In the long run — and even in the short run — it is unlikely that a leader more acquiescent to the traps of institutional politics would be better for Mexico’s political viability. The pundits lean towards the comforting belief that López Obrador, or a group of resentful old leftist who have not digested the lessons of history, are driving the tactical choices made by the movement. To repeat myself, distrust and alienation are the default mode of Mexico’s working poor, and a large number of them have vested themselves in López Obrador’s candidacy. And these people’s natural inclination is to lash out at a political system that refuses to do them justice. And for good reason! The least these people can expect from a political movement is the courage to fight deceit and abuse.
The source of Mexico’s historical gridlock is not the radicalism (real or imagined) or the political cunning of López Obrador. It is the country’s social inequality. The opportunity for the political system to begin to incorporate the working poor in the political process and gain long-term viability is about to be wasted by the powers that be. There’s still a chance though. But nothing short of a full recount will do.
At this point, if López Obrador wants to remain a champion of the working poor and the enlightened middle classes, he’s going to have to show a steely resolve. As he suggested it in one of his recent speeches, there’s no tactical free ride. Whatever the movement does will entail a political cost. There is no way to conduct an effective protest, even within the confines of peaceful, non-violent civil disobedience, without disrupting normal social life. Ultimately, regardless of the fetishism of political institutions, the ultimate source of sovereignty, flawed and all, is the people.
Resignation and submission to injustice is not to be confused with social peace. The working poor don’t want violence. They are disarmed. But they are also determined. And there are times when political stubbornness is a political virtue. Let’s get ready for a long fight. Civic and peaceful on our side, but let it be a real fight. López Obrador has said that, like Juárez, he’s willing to go as far as the people who placed him where he is want to go.

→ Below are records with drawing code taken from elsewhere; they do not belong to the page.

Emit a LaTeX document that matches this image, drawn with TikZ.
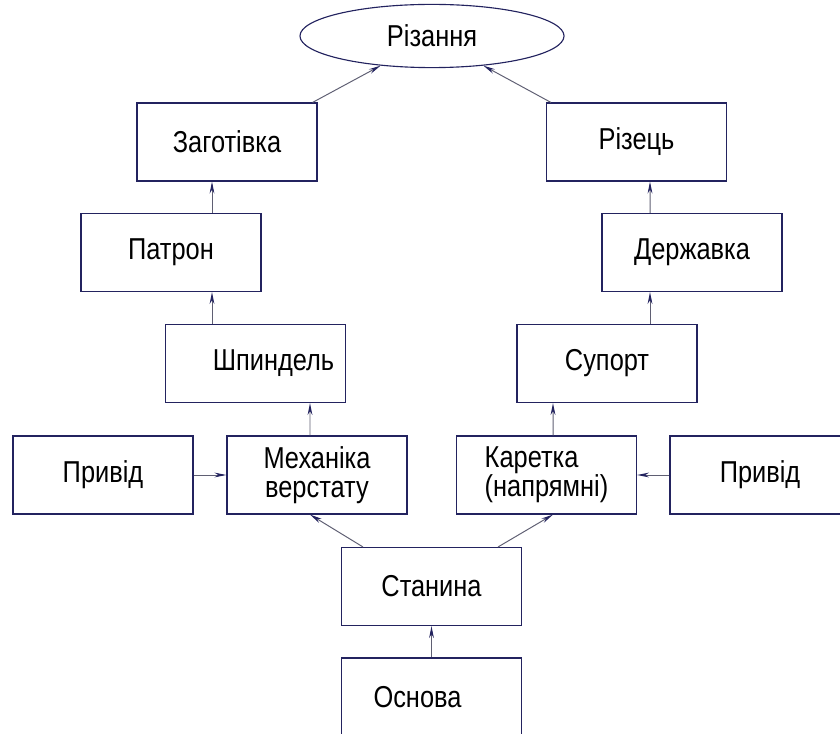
\documentclass[tikz,border=0pt]{standalone}
\usepackage{fontspec}
\newfontfamily\gostfont[FakeStretch=0.84]{Liberation Sans}
\definecolor{InkNavy}{RGB}{35,35,95}
\definecolor{LinkGray}{RGB}{95,95,115}
\usetikzlibrary{shapes.geometric,arrows.meta,calc}

\begin{document}
\begin{tikzpicture}[x=0.025cm,y=-0.025cm,
    blockbox/.style={draw=InkNavy, line width=0.8pt, minimum width=4.5cm, minimum height=1.95cm,
                     font=\gostfont\fontsize{21.5}{20.5}\selectfont, inner sep=0pt},
    link/.style={draw=LinkGray, line width=0.7pt, -{Stealth[length=3mm,width=1.2mm,color=InkNavy]}}]
  \useasboundingbox (0,0) rectangle (840,734);
  \clip (0,0) rectangle (840,734);

  \node[ellipse, draw=InkNavy, line width=0.8pt, minimum width=6.6cm, minimum height=1.58cm,
        font=\gostfont\fontsize{21.5}{20.5}\selectfont] (cut) at (432,36) {Різання};

  % single-line blocks
  \foreach \nm/\txt/\xpos/\ypos in {zag/Заготівка/227/142, pat/Патрон/171/252.5,
      drvl/Привід/103/475, drvr/Привід/760/475, stan/Станина/431.5/586.5,
      riz/Різець/636.5/142, der/Державка/692/252.5, sup/Супорт/607/363.5} {
    \node[blockbox] (\nm) at (\xpos,\ypos) {\txt};
  }
  \node[blockbox] (shp) at (255.5,363.5) {\hspace*{0.9cm}Шпиндель};
  \node[blockbox] (osn) at (431.5,697) {Основа\hspace*{0.7cm}};
  \node[blockbox, align=center] (mech) at (317,475) {Механіка\\верстату};
  \node[blockbox, align=left] (kar) at (546.5,475) {Каретка\\(напрямні)};

  % links
  \draw[link] ($(zag.north east)+(-5,0)$) -- (cut.210);
  \draw[link] ($(riz.north west)+(5,0)$) -- (cut.330);
  \draw[link] ($(pat.north)+(41,0)$) -- ($(zag.south)+(-15,0)$);
  \draw[link] ($(shp.north)+(-43.5,0)$) -- ($(pat.south)+(41,0)$);
  \draw[link] ($(mech.north)+(-7,0)$) -- ($(shp.south)+(54.5,0)$);
  \draw[link] (drvl.east) -- (mech.west);
  \draw[link] (drvr.west) -- (kar.east);
  \draw[link] ($(stan.north west)+(22,0)$) -- ($(mech.south)+(-7,0)$);
  \draw[link] ($(stan.north east)+(-24,0)$) -- ($(kar.south)+(6.5,0)$);
  \draw[link] ($(kar.north)+(6.5,0)$) -- ($(sup.south)+(-54,0)$);
  \draw[link] ($(sup.north)+(43,0)$) -- ($(der.south)+(-42,0)$);
  \draw[link] ($(der.north)+(-42,0)$) -- ($(riz.south)+(13.5,0)$);
  \draw[link] (osn.north) -- (stan.south);
\end{tikzpicture}
\end{document}
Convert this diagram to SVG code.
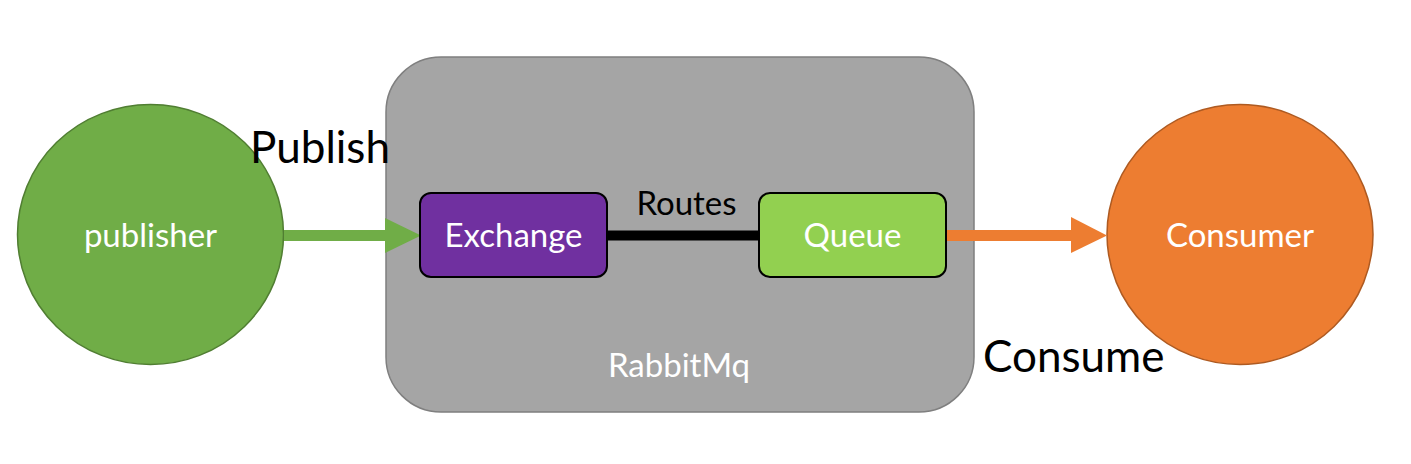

Those people are speaking clearly with deeds and at a high personal cost. They want to defend their vote until their vote counts or until the bitter end. They view political institutions as either instruments of or obstacles to their interest. And so do the rich and the privileged. And if the rich and privileged don’t respect the political institutions that have served them so well, why should the working poor — who have got nothing of value from them — honor them and submit to them? This is not a call to violence to people who don’t have means or disposition to wage violence. It is a call to seriously and stubbornly disobey and resist the imposition within the peaceful, non-violent limits agreed on by the movement.
Vote by vote! Polling place by polling place!